With the slow fascination of fear, he lifted himself on one arm and turned his eyes toward the blood-curdling blackness of the window.

Through it shone the Stars!

Not Earth's feeble thirty-six hundred Stars visible to the eye--Lagash was in the center of a giant cluster. Thirty thousand mighty suns shone down in a soul-searing splendor that was more frighteningly cold in its awful indifference than the bitter wind that shivered across the cold, horribly bleak world.

One could criticize the melodrama. Many have. Others, including Asimov (editor John W. Campbell--thankfully!--inserted the last quoted paragraph over Asimov's objections*), have protested that the sudden mention of Earth, and of Lagash's place in the universe as we understand cosmology, dispels the illusion built up so carefully over the entire story, what I referred to earlier as the "charade" that, even as the characters speak for no reason other than to convey information to readers on Earth, for them--and, for as long as we are reading the story, for us--there exists no other world than Lagash, no other perspective than the Lagashian.

*This story, as with so many published by Campbell, was so thoroughly shaped by him as to be essentially a collaboration--whether the credited author wanted it to be or not. Sometimes this intolerable situation resulted in good literature, somehow, and this is one of those cases.

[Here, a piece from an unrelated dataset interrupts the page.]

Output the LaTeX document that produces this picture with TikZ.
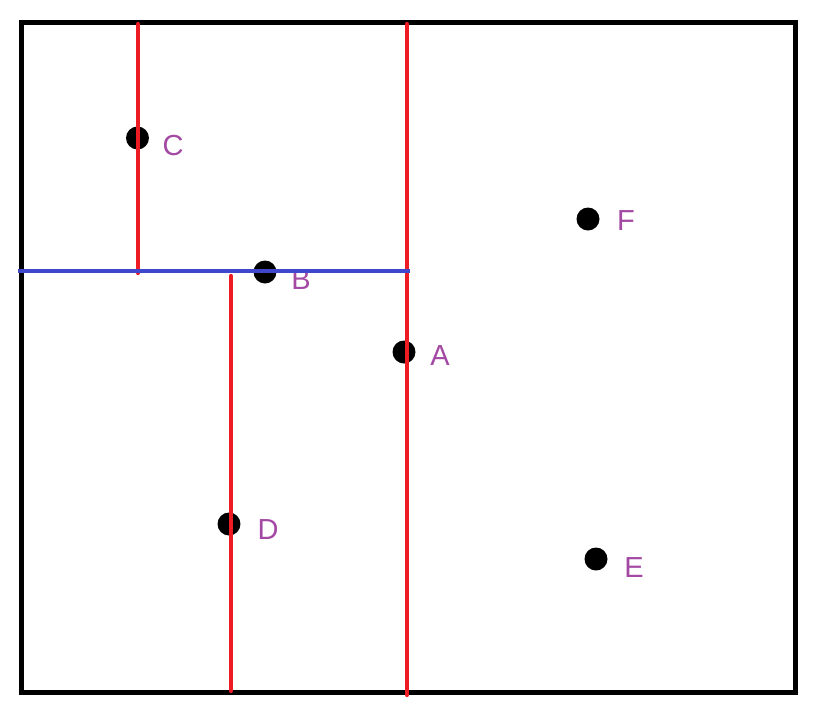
\documentclass[tikz,border=0pt]{standalone}
\usepackage{fontspec}
\setmainfont{Liberation Sans}
\usetikzlibrary{positioning}
\definecolor{splitred}{RGB}{237,28,36}
\definecolor{splitblue}{RGB}{63,72,204}
\definecolor{labelpurple}{RGB}{163,73,164}
\begin{document}
\begin{tikzpicture}[
    x=0.02cm, y=-0.02cm,
    pt/.style={
        circle,
        fill=black,
        inner sep=0pt,
        minimum size=0.46cm
    },
    ptlabel/.style={
        text=labelpurple,
        inner sep=0pt,
        font=\fontsize{16.5}{20}\selectfont
    },
    frame/.style={
        draw=black,
        line width=0.1cm
    },
    xsplit/.style={
        draw=splitred,
        line width=0.085cm,
        line cap=round
    },
    ysplit/.style={
        draw=splitblue,
        line width=0.085cm
    }
]

\useasboundingbox (0,0) rectangle (819,721);

% ------------------------------------------------------------------
% REGION
% ------------------------------------------------------------------

\draw[frame] (21.5,22) rectangle (795,692);

% ------------------------------------------------------------------
% POINTS
% ------------------------------------------------------------------

\node[pt] (c) at (137.5,138) {};
\node[pt] (b) at (265,272) {};
\node[pt] (a) at (404,352) {};
\node[pt] (d) at (229,524) {};
\node[pt] (f) at (588,219) {};
\node[pt] (e) at (596,559) {};

\node[ptlabel] (clabel) at (173,146) {C};
\node[ptlabel] (blabel) at (301,280) {B};
\node[ptlabel] (alabel) at (440,356) {A};
\node[ptlabel] (dlabel) at (268,530) {D};
\node[ptlabel] (flabel) at (626,221) {F};
\node[ptlabel] (elabel) at (634,568) {E};

% ------------------------------------------------------------------
% SPLITTING LINES
% ------------------------------------------------------------------

\coordinate (atop) at (407,24);
\coordinate (abot) at (407,695);
\coordinate (ctop) at (138,24);
\coordinate (cbot) at (138,273);
\coordinate (dtop) at (231,276);
\coordinate (dbot) at (231,691);
\coordinate (bleft) at (18,271);
\coordinate (bright) at (410,271);

\draw[xsplit] (atop) -- (abot);
\draw[xsplit] (ctop) -- (cbot);
\draw[xsplit] (dtop) -- (dbot);
\draw[ysplit] (bleft) -- (bright);

\end{tikzpicture}
\end{document}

For me, though, the paragraph's power lies precisely in its shattering of the illusion. There has been play on the illusion, the aforementioned push and pull, and that play has kept us alert to what it is that we're doing and that is being done to us as we read, but until now play has been all that it was. Now the play is over. All of the games--lively, intelligent games--that the story has been playing with us are torn asunder. In the course of one sentence--and I almost feel the exclamation point as a pivot--we leap suddenly out of the Lagashian perspective and back into ours. One moment we are with Theremon (no longer just a piece of the story-machine!) as he forces himself to gaze for the first time into the night sky...and the next we are staring down at him, from our privileged position both as readers and as human beings accustomed to the facts of the night and of stars. Though our sun is not literally one of those Theremon sees breaking through his sanity, we nevertheless are figuratively a part of the soul-searing splendor shining down on him, gazing down in awful indifference. We are a part of it because we are a part of the universe he never dreamed existed, and we are indifferent because, as readers fully aware that Theremon and his disintegrating world are no more than fictions, we know that we can put the story down and return to our unchanged world.

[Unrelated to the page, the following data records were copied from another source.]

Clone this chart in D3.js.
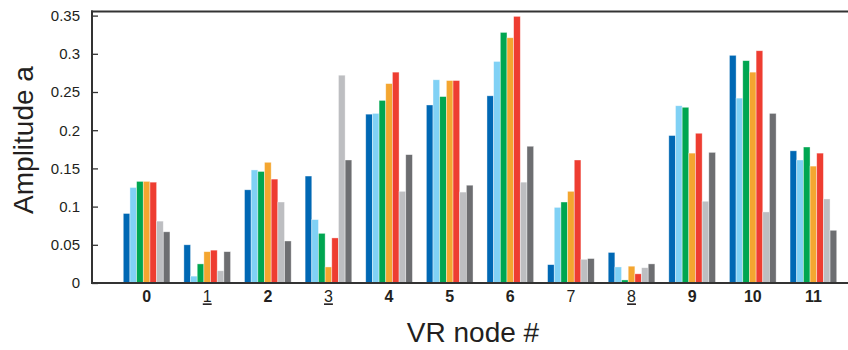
<!DOCTYPE html>
<meta charset="utf-8">
<title>VR node amplitudes</title>
<style>
    body { margin: 0; background: #fff; }
    svg text { font-family: "Liberation Sans", Arial, sans-serif; fill: #231f20; }
</style>
<body>
<script src="https://d3js.org/d3.v7.min.js"></script>
<script>
    var width = 848, height = 350;

    // data
    var nodes = ["0", "1", "2", "3", "4", "5", "6", "7", "8", "9", "10", "11"];
    var series = ["s1", "s2", "s3", "s4", "s5", "s6", "s7"];
    var colors = ["#0068b4", "#80d1f5", "#00a651", "#f4a630", "#ee3d31", "#bdbec1", "#6d6e71"];

    var s1 = [0.091, 0.050, 0.122, 0.140, 0.221, 0.233, 0.245, 0.024, 0.040, 0.193, 0.298, 0.173];
    var s2 = [0.125, 0.009, 0.148, 0.083, 0.222, 0.266, 0.290, 0.099, 0.021, 0.232, 0.242, 0.161];
    var s3 = [0.133, 0.025, 0.146, 0.065, 0.239, 0.244, 0.328, 0.106, 0.004, 0.230, 0.291, 0.178];
    var s4 = [0.133, 0.041, 0.158, 0.021, 0.261, 0.265, 0.321, 0.120, 0.022, 0.170, 0.276, 0.153];
    var s5 = [0.132, 0.043, 0.136, 0.059, 0.276, 0.265, 0.349, 0.161, 0.012, 0.196, 0.304, 0.170];
    var s6 = [0.081, 0.016, 0.106, 0.272, 0.120, 0.119, 0.132, 0.031, 0.020, 0.107, 0.093, 0.110];
    var s7 = [0.067, 0.041, 0.055, 0.161, 0.168, 0.128, 0.179, 0.032, 0.025, 0.171, 0.222, 0.069];
    var values = [s1, s2, s3, s4, s5, s6, s7];

    var yTicks = [0, 0.05, 0.1, 0.15, 0.2, 0.25, 0.3, 0.35];
    var boldNodes = ["0", "2", "4", "5", "6", "9", "10", "11"];
    var underlinedNodes = ["1", "3", "8"];

    var svg = d3.select("body").append("svg")
        .attr("width", width)
        .attr("height", height);

    var x = d3.scaleBand()
        .domain(nodes)
        .range([116.3, 843.7])
        .paddingInner(0.23)
        .paddingOuter(0.115);

    var xs = d3.scaleBand()
        .domain(series)
        .range([0, x.bandwidth()]);

    var y = d3.scaleLinear()
        .domain([0, 0.35])
        .range([283, 15.6]);

    // bars
    var groups = svg.append("g").selectAll("g")
        .data(nodes)
        .enter().append("g")
        .attr("transform", function(d) { return "translate(" + x(d) + ",0)"; });

    groups.selectAll("rect")
        .data(function(d, i) {
            return series.map(function(s, j) { return {s: s, j: j, v: values[j][i]}; });
        })
        .enter().append("rect")
        .attr("x", function(d) { return xs(d.s); })
        .attr("width", xs.bandwidth())
        .attr("y", function(d) { return y(d.v); })
        .attr("height", function(d) { return y(0) - y(d.v); })
        .style("fill", function(d) { return colors[d.j]; })
        .style("stroke", "rgba(255,255,255,0.55)")
        .style("stroke-width", 0.7);

    // frame
    svg.append("line")
        .attr("x1", 91).attr("x2", width)
        .attr("y1", 11.5).attr("y2", 11.5)
        .style("stroke", "#333").style("stroke-width", 2);

    svg.append("line")
        .attr("x1", 91).attr("x2", width)
        .attr("y1", y(0)).attr("y2", y(0))
        .style("stroke", "#333").style("stroke-width", 2);

    // y axis
    var yAxis = d3.axisLeft(y)
        .tickValues(yTicks)
        .tickFormat(function(d) { return d; })
        .tickSizeInner(-6)
        .tickSizeOuter(0)
        .tickPadding(12);

    var ya = svg.append("g")
        .attr("transform", "translate(92,0)")
        .call(yAxis);
    ya.select(".domain")
        .attr("d", "M0,10.5V284")
        .style("stroke", "#333").style("stroke-width", 2);
    ya.selectAll(".tick line").style("stroke", "#333").style("stroke-width", 1.3);
    ya.selectAll(".tick text")
        .style("font-size", "15px")
        .style("fill", "#231f20");

    // x axis labels
    var xAxis = d3.axisBottom(x).tickSize(0).tickPadding(8);
    var xa = svg.append("g")
        .attr("transform", "translate(0," + y(0) + ")")
        .call(xAxis);
    xa.select(".domain").remove();
    xa.selectAll(".tick text")
        .style("font-size", "16px")
        .style("fill", "#231f20")
        .style("font-weight", function(d) { return boldNodes.indexOf(d) >= 0 ? "bold" : "normal"; })
        .style("text-decoration", function(d) { return underlinedNodes.indexOf(d) >= 0 ? "underline" : "none"; });

    // axis titles
    svg.append("text")
        .attr("x", 473)
        .attr("y", 342)
        .style("text-anchor", "middle")
        .style("font-size", "28px")
        .text("VR node #");

    svg.append("text")
        .attr("transform", "translate(33,140) rotate(-90)")
        .style("text-anchor", "middle")
        .style("font-size", "28px")
        .text("Amplitude a");
</script>
</body>
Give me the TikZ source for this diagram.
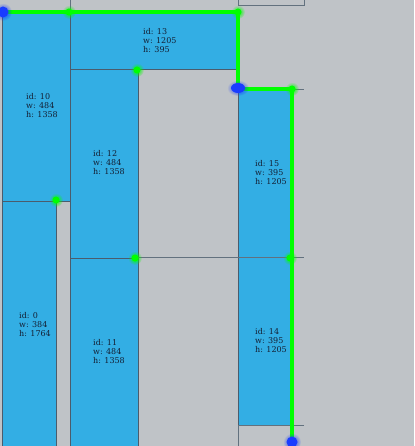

If this were all, if this were the end of the story and of what it has to say to us, then it would be powerful, yes, but cold; and ultimately empty. But it is not, quite, the end of the story, and even the moment itself has further implications.

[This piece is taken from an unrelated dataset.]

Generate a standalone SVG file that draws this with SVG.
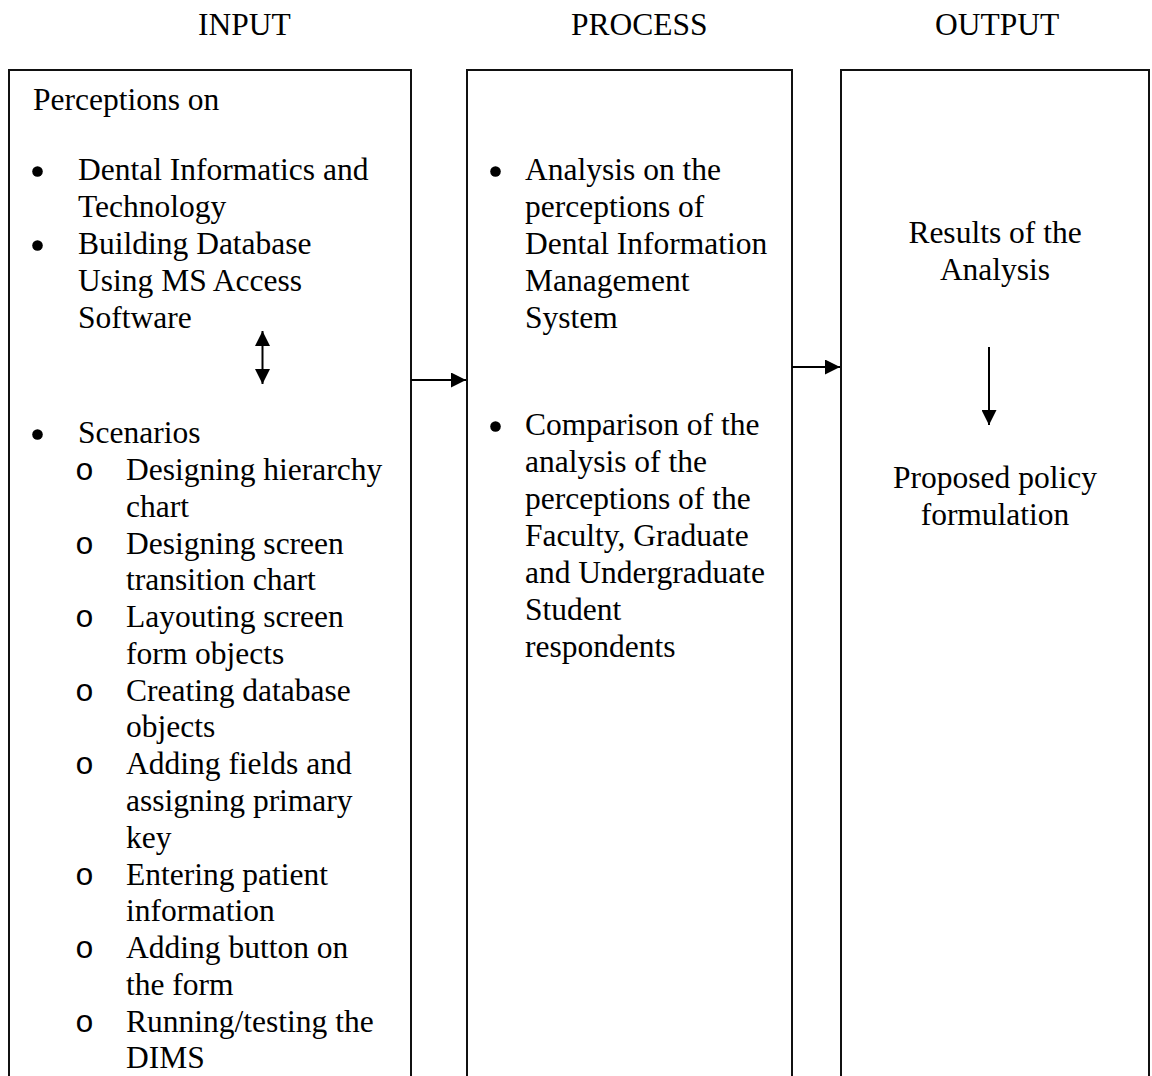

The indifference of the universe is a common theme both in and out of sf, as is transcendence and unity with the universe. "Nightfall", movingly, combines these two irreconcilable themes at its climax--and the figure that achieves transcendence (or at least seems to, momentarily) is not a character in the story, but we, the readers of it. Through the immersive aspects of the narrative we are led to see the indifferent otherness of the universe from Theremon's position of fascination and fear, while simultaneously the story wrenches us into the knowledge that we partake in that indifference, and speaks of the signifiers of the indifference in terms which link them inextricably to us. And then we return. The story, having led us to this wonder and fear, this terrible doubleness of vision, will not let us go. We must remain, if only for a brief moment, a handful of paragraphs, on Lagash, knowing what we know, knowing what its people now know, witnessing their consequent dissolution. The comfort of our "what-if" and the sterility of our "science experiment" have vanished. We, the readers privileged to the omniscient voice of narration and to the indifferent view from above, are forced down, and though we can always get back up (the story, after all, does end), we are made to wonder what it might be like not to, and to feel that somewhere out there are those who cannot.